Barcelona en el quirófano
Para salir de la crisis hace falta un valor que no está en ningún balance: la confianza en que se puede gozar de una segunda vida
Tiene la palabra crisis efectos de anestesia global, de adormidera para soportar el trance de pasar por el quirófano y someterse sin dolor a la inevitable amputación. Contener el déficit parece la única e inapelable terapia. The rest is silence. Ni siquiera la cultura, tradicionalmente más levantisca, se atreve a decir esta boca es mía. Lluís Pasqual elimina del Lliure tres espectáculos, debido a un recorte de la aportación de la Generalitat de un 15%, el mismo que le ha tocado en suerte al Mercat de les Flors, obligado también a reducir su programación de danza. El Liceo, que ha sufrido idéntica sangría por parte del gobierno autónómico y se prepara para la que le va a caer por parte del Ministerio de Cultura, sube la apuesta y se lleva por delante tres títulos óperísticos, tres funciones del ballet de Montecarlo, un concierto, un recital y un espectáculo infantil. Los responsables políticos de la cultura contemplan este panorama con “preocupación”, se diría incluso con resignación cristiana. “Si no lo hacemos así, dentro de uno, dos o tres años tendremos la sensación de que tenemos unas instituciones que están en crisis permanente”, ha declarado el consejero de Cultura, Ferran Mascarell. Lo dicho, no hay terapia alternativa: para frenar la metástasis deficitaria no queda más camino que la intervención masiva en la mesa de operaciones. Segundas opiniones diagnósticas abstenerse. En cuanto a las secuelas que tan drástica medida pueda dejar en el maltrecho cuerpo cultural, ni una palabra.
En el otro plato de la balanza tenemos a una tal Sheldon Adelson, magnate estadounidense para más señas, con una fortuna estimada en 3.400 millones de dólares según Wikipedia, que baraja algún lugar de Cataluña para instalar un macrocasino y todo lo que cuelga de él —hotel, campo de golf, etcétera— al estilo del Venezia Towers que regenta en Las Vegas. Se estima —¿por quién?, ¿con qué datos?— que la movida puede dar trabajo a más de 200.000 personas, entre empleos directos e indirectos. El consejero de Economía, Andreu Mas-Colell, se está moviendo entre bambalinas para intentar que caiga la breva, en dura competencia con doña Esperanza Aguirre, en tiempos ministra de Cultura, hoy presidenta de la Comunidad de Madrid.
¿Cuantos puestos de trabajo menos van a suponer los recortes en la cartelera de Barcelona? ¿Alguien se lo ha planteado?
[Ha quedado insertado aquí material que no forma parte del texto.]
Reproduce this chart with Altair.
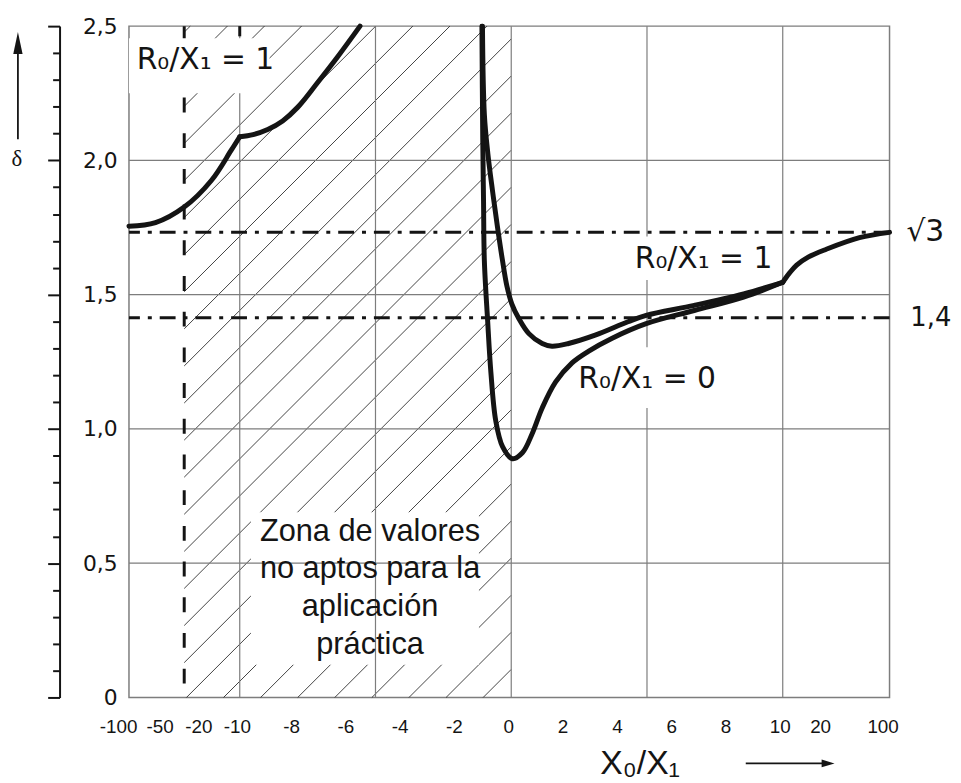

En realidad, para qué entretenerse a contarlos, cuando los recursos dedicados al sector no pasan del 1% del presupuesto, equivalente, según decía Marcos Ordóñez el otro día —e se non è vero, è ben trovato…— a lo que la sanidad catalana destina a subvencionar los antidepresivos para sus ciudadanos.
Algo decididamente no funciona cuando los responsables políticos de la cultura son incapaces de defenderla con un argumentario mínimo. Es obvio que estamos en un sector imposible de valorar por los arqueos de caja y que tiene que ver en cambio con una dimensión más inaprensible, pero no menos importante a la hora de generar beneficios sociales: la dimensión simbólica, sin la cual no se construye ningún imaginario colectivo. Barcelona es hoy una ciudad fatigada, en retroceso cultural, atemorizada por el futuro. Se conforma con ofrecer al visitante un gran escaparate con todas las marcas como es el paseo de Gràcia, pero le importa un pimiento si la oferta musical, teatral o museística mengua. En cambio se le alargan las orejas cuando oye hablar de un macrocasino o de cruceros como el Costa Concordia, masivamente atracados a su muelle. Somos el país de camareros que vaticinó Carlos Solchaga. Eso no significaría ningún desdoro, como no se cansa de repetir Ferran Adrià, si fuéramos capaces de acompañarlo con la mejor escuela de hostelería del planeta y la mejor oferta cultural y de ocio posibles. En cambio cerramos la Monumental y dejaremos que crezca un bosque en su interior, antes de instalar un nuevo centro comercial.
Algo no está funcionando en esta ciudad. Para salir de la crisis hace falta poder contar con un valor que no aparece en ningún balance: la confianza en que es posible salir del quirófano para gozar de una segunda vida. La cultura tendría mucho que aportar en la construcción de este imaginario, pero nunca podrá hacerlo si sus máximos responsables son incapaces de pensarla fuera de la cuenta de explotación.